Carbon Negative Strategy

In November 2007, FIJI Water announced an aggressive sustainable growth program that included a commitment to become carbon negative beginning in 2008. FIJI Water pledged to reduce actual greenhouse gas emissions 25% by 2010 by reducing packaging 20%, supplying at least 50% of the energy used at its bottling facility with renewable energy and optimizing logistics to take advantage of more carbon efficient modes of transportation.

To take immediate responsibility for its emissions, the company is partnering with Conservation International (CI), a leading conservation organization, to create a high quality, multiple benefit forest carbon project in the Yaqara Valley, Viti Levu, Fiji. The carbon offsets will be generated primarily through native species restoration on sparse grasslands. Restoration of these degraded lands will be an important means to safeguard the climate, support habitats for biodiversity, and support community livelihoods.

The offsets generated over 30 years will be used by FIJI Water to meet its "carbon negative in 2008" commitment. This is known as forward crediting. According to CI, it is the best way to ensure additionality, meaning the project is creating new emissions benefits that would not occur without carbon financing.

Sequestering carbon from the atmosphere through forest restoration helps address the greatest challenge of our time -- climate change," said Glenn Prickett, Senior Vice President and Executive Director, Center for Environmental Leadership in Business, Conservation International. "In addition, it helps to ensure that Fiji, and its rich biodiversity and cultural history, will continue to thrive."

Progress to Date

Since its announcement in November, FIJI Water has already implemented several measures to reduce its carbon emissions. By optimizing its logistics, the company has reduced trucking miles from warehouses to distributors by 26% on average. In addition, the company has already started producing its 1.5 L product with an initial 7% reduction in packaging and has reduced by 70% the amount of waste materials taken to landfills. Finally, the company is using more fuel-efficient trucks in Fiji to transport its product from plant to port. This has resulted in a 50% reduction in fuel usage.

Impact of Recycling on FIJI Water's Carbon Footprint

According to the company's analysis, recycling is the biggest opportunity to reduce the carbon footprint of its product, or any packaged beverage.

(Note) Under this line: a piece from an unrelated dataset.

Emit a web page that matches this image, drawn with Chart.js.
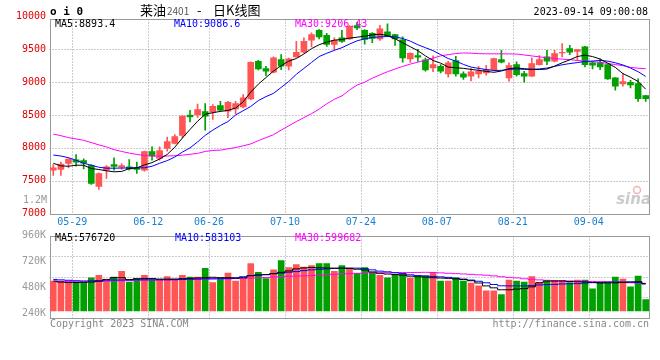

Added Mooney, "Perhaps the most compelling information to come from our carbon footprint analysis is the big impact the simple act of recycling a plastic PET bottle has. By recycling the bottle, a consumer can reduce its carbon footprint at least 25%. That is why we support boosting overall recycling rates through expanding curbside recycling programs and container deposit laws that include bottled water and other non-carbonated beverages. Presently only 11 states have container deposit laws and only 4 of these include bottled water in their program (this includes Oregon which will add bottled water in 2009). Considering that states with deposit laws recycle at a rate 2.6 times higher than all other states, our industry and our elected leaders are missing a great opportunity to reduce the impact of our products. We would like to help change that by supporting legislation that boosts overall recycling rates."